Tribunal to rule on Gay clergyman refused NHS chaplaincy job because he is in same-sex marriage

Posted: Tue, 16th Jun 2015

A Bishop stripped a Church of England clergyman of the licence needed to take a hospital chaplaincy job because he is in a same-sex marriage.

Canon Jeremy Pemberton has now taken his case to an employment tribunal and is arguing under the 2010 Equality Act that he was the victim of unlawful discrimination at the hands of the Church. The tribunal began on Monday 15 June 2015, and will continue for a week.

NSS campaigns manager Stephen Evans said: "There are numerous problems around how chaplaincy services are provisioned, but it is particularly troubling to see this apparently open discrimination applied to a job that is paid for by the taxpayer, supposedly to offer a service of spiritual care to all".

Canon Pemberton was blocked for promotion in 2014 and refused the documentation required to take a new job working as 'bereavement manager' for Sherwood Forest Hospitals NHS Foundation Trust. Despite the fact that NHS chaplains are funded by the taxpayer and not the Church, the Canon still required a licence from the diocese to move from his post into the new role. Owing to his marriage, the offer of the promotion was withdrawn.

When the offer was retracted in August 2014, Canon Permberton said: "I'm not going to bow out gracefully and take a low profile. I think this needs to be tested [legally] and I think in due course it probably will be somewhere."

He also commented that "there are … quite a lot of gay and lesbian Church of England chaplains working in the health service."

In March, new guidance published by NHS England required hospitals to consider the needs of non-religious patients by making sure they had access to appropriate pastoral care- and it defined chaplaincy in broad terms, encompassing "non-religious pastoral and spiritual care providers who provide care to patients, family and staff."

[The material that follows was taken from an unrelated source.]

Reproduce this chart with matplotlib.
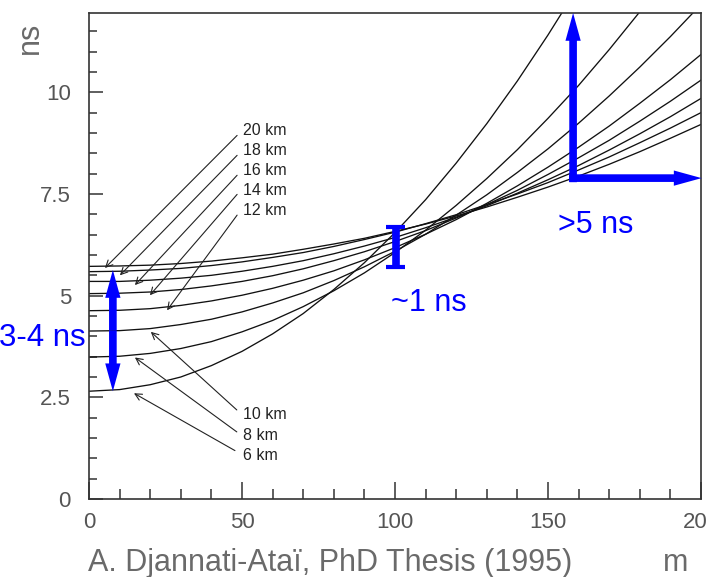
import matplotlib.pyplot as plt
from matplotlib.patches import FancyArrowPatch
from matplotlib.ticker import MultipleLocator

plt.rcParams["font.family"] = ["Liberation Sans", "DejaVu Sans"]

# Cherenkov photon arrival delay vs. distance to the shower core,
# one curve per emission height
distance_m = [0, 10, 20, 30, 40, 50, 60, 70, 80, 90, 100,
              110, 120, 130, 140, 150, 160, 170, 180, 190, 200]

delay_6km = [2.65, 2.69, 2.81, 3.00, 3.28, 3.63, 4.06, 4.56, 5.15, 5.81, 6.55,
             7.36, 8.26, 9.23, 10.28, 11.41, 12.61]
delay_8km = [3.49, 3.51, 3.58, 3.70, 3.87, 4.11, 4.39, 4.73, 5.12, 5.56, 6.06,
             6.61, 7.22, 7.88, 8.59, 9.36, 10.17, 11.05, 11.98, 12.96]
delay_10km = [4.13, 4.14, 4.19, 4.29, 4.42, 4.60, 4.82, 5.07, 5.37, 5.71, 6.09,
              6.51, 6.98, 7.48, 8.03, 8.61, 9.24, 9.91, 10.62, 11.37, 12.16]
delay_12km = [4.63, 4.64, 4.68, 4.76, 4.87, 5.01, 5.18, 5.38, 5.61, 5.88, 6.18,
              6.51, 6.87, 7.27, 7.70, 8.16, 8.65, 9.17, 9.73, 10.31, 10.93]
delay_14km = [5.05, 5.06, 5.09, 5.15, 5.24, 5.35, 5.49, 5.66, 5.86, 6.08, 6.33,
              6.60, 6.91, 7.24, 7.59, 7.98, 8.39, 8.82, 9.29, 9.78, 10.30]
delay_16km = [5.35, 5.35, 5.38, 5.43, 5.50, 5.60, 5.72, 5.86, 6.03, 6.22, 6.43,
              6.67, 6.93, 7.21, 7.52, 7.85, 8.20, 8.58, 8.98, 9.40, 9.85]
delay_18km = [5.59, 5.60, 5.63, 5.67, 5.74, 5.83, 5.94, 6.06, 6.21, 6.38, 6.56,
              6.77, 6.99, 7.24, 7.50, 7.78, 8.09, 8.41, 8.76, 9.12, 9.50]
delay_20km = [5.72, 5.73, 5.75, 5.79, 5.85, 5.93, 6.02, 6.14, 6.27, 6.41, 6.58,
              6.76, 6.96, 7.18, 7.42, 7.67, 7.94, 8.23, 8.54, 8.87, 9.21]

curves = [delay_6km, delay_8km, delay_10km, delay_12km,
          delay_14km, delay_16km, delay_18km, delay_20km]

upper_labels = ["20 km", "18 km", "16 km", "14 km", "12 km"]
lower_labels = ["10 km", "8 km", "6 km"]

x_ticks = [0, 50, 100, 150, 200]
y_ticks = [0, 2.5, 5, 7.5, 10]
y_tick_labels = ["0", "2.5", "5", "7.5", "10"]

BLUE = "#0000ff"
GREY = "#6a6a6a"


def px(x, y):
    # figure fraction from pixel position in the 706x577 picture
    return x / 706, 1 - y / 577


def blue_arrow(ax, start, end):
    arrow = FancyArrowPatch(
        start,
        end,
        arrowstyle="simple,head_length=20,head_width=11,tail_width=5.5",
        mutation_scale=1,
        color=BLUE,
        lw=0,
        shrinkA=0,
        shrinkB=0,
        clip_on=False,
        zorder=5,
    )
    ax.add_patch(arrow)


fig = plt.figure(figsize=(7.06, 5.77), dpi=100)
ax = fig.add_axes([89 / 706, 1 - 499 / 577, 612 / 706, 486 / 577])

for values in curves:
    ax.plot(distance_m[:len(values)], values, color="#111111", lw=0.95)

ax.set_xlim(0, 200)
ax.set_ylim(0, 11.95)

ax.set_xticks(x_ticks)
ax.set_yticks(y_ticks)
ax.set_yticklabels(y_tick_labels)
ax.xaxis.set_minor_locator(MultipleLocator(10))
ax.yaxis.set_minor_locator(MultipleLocator(0.5))

ax.tick_params(axis="both", which="both", direction="in", colors="#333333",
               labelcolor="#555555", labelsize=16, width=1.1)
ax.tick_params(axis="x", which="major", length=12, pad=9)
ax.tick_params(axis="x", which="minor", length=7)
ax.tick_params(axis="y", which="major", length=10, pad=13)
ax.tick_params(axis="y", which="minor", length=6)

for spine in ax.spines.values():
    spine.set_color("#333333")
    spine.set_linewidth(1.2)

# height labels with leader arrows
upper_text_y = [9.07, 8.57, 8.08, 7.59, 7.10]
upper_start = [(48.4, 8.94), (48.4, 8.45), (48.4, 7.96), (48.4, 7.49), (48.4, 6.98)]
upper_tip = [(5.2, 5.68), (10.1, 5.50), (15.0, 5.26), (19.9, 5.01), (25.5, 4.64)]

lower_text_y = [2.08, 1.57, 1.08]
lower_start = [(48.3, 2.19), (48.3, 1.65), (47.7, 1.19)]
lower_tip = [(20.2, 4.11), (15.0, 3.48), (14.7, 2.60)]

for label, ty, start, tip in zip(upper_labels + lower_labels,
                                 upper_text_y + lower_text_y,
                                 upper_start + lower_start,
                                 upper_tip + lower_tip):
    ax.text(50.3, ty, label, fontsize=11.5, color="#222222",
            ha="left", va="center")
    ax.annotate(
        "",
        xy=tip,
        xytext=start,
        arrowprops=dict(arrowstyle="->", lw=0.8, color="#222222",
                        shrinkA=0, shrinkB=0, mutation_scale=12),
    )

# blue annotations
blue_arrow(ax, (7.8, 4.14), (7.8, 5.63))
blue_arrow(ax, (7.8, 4.14), (7.8, 2.65))

blue_arrow(ax, (158.2, 7.79), (158.2, 11.95))
blue_arrow(ax, (156.9, 7.89), (200.2, 7.89))

ax.plot([100.3, 100.3], [5.72, 6.66], color=BLUE, lw=5.5,
        solid_capstyle="butt", zorder=5)
for cap_y in [5.70, 6.68]:
    ax.plot([97.2, 103.4], [cap_y, cap_y], color=BLUE, lw=3,
            solid_capstyle="butt", zorder=5)

fig.text(*px(86, 338), "3-4 ns", color=BLUE, fontsize=22.5,
         ha="right", va="center")
fig.text(*px(429, 303), "~1 ns", color=BLUE, fontsize=22,
         ha="center", va="center")
fig.text(*px(596, 225), ">5 ns", color=BLUE, fontsize=22,
         ha="center", va="center")

fig.text(*px(88, 571), "A. Djannati-Ataï, PhD Thesis (1995)", color=GREY,
         fontsize=22, ha="left", va="baseline")
fig.text(*px(676, 571), "m", color=GREY, fontsize=22,
         ha="center", va="baseline")
fig.text(*px(30, 38), "ns", color=GREY, fontsize=22, rotation=90,
         ha="center", va="center")

fig.savefig("out.png", dpi=100)
plt.close(fig)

The National Secular Society and the Secular Medical Forum cautiously welcomed the guidance at the time, and the Society has now reiterated the call it made then for a "truly secular system of chaplaincy".

Mr Evans added: "If someone is qualified to be a chaplain, they should not be disqualified because they are in a same-sex marriage or because of their sexual orientation.

"These kinds of problems will exist however, where the provision of chaplaincy support is explicitly religious and 'multi-faith'. If religious organisations want to provide support for people in hospitals, they should be free to do so. But it is not right that a taxpayer-funded post is denied to someone by the Church, because the applicant is in a gay marriage."

The BBC reported that "the Church will argue that its doctrine and pastoral guidance make clear that those in holy orders cannot enter into a same-sex marriage, as the Church still sees marriage as solely between a man and a woman."

When proceedings began, Church lawyers said Pemberton had contradicted Church teaching.

Canon Pemberton earlier said that in spite of the consequences, it was the "right thing to do" to marry his now-husband. He still works as an NHS chaplain in Lincolnshire.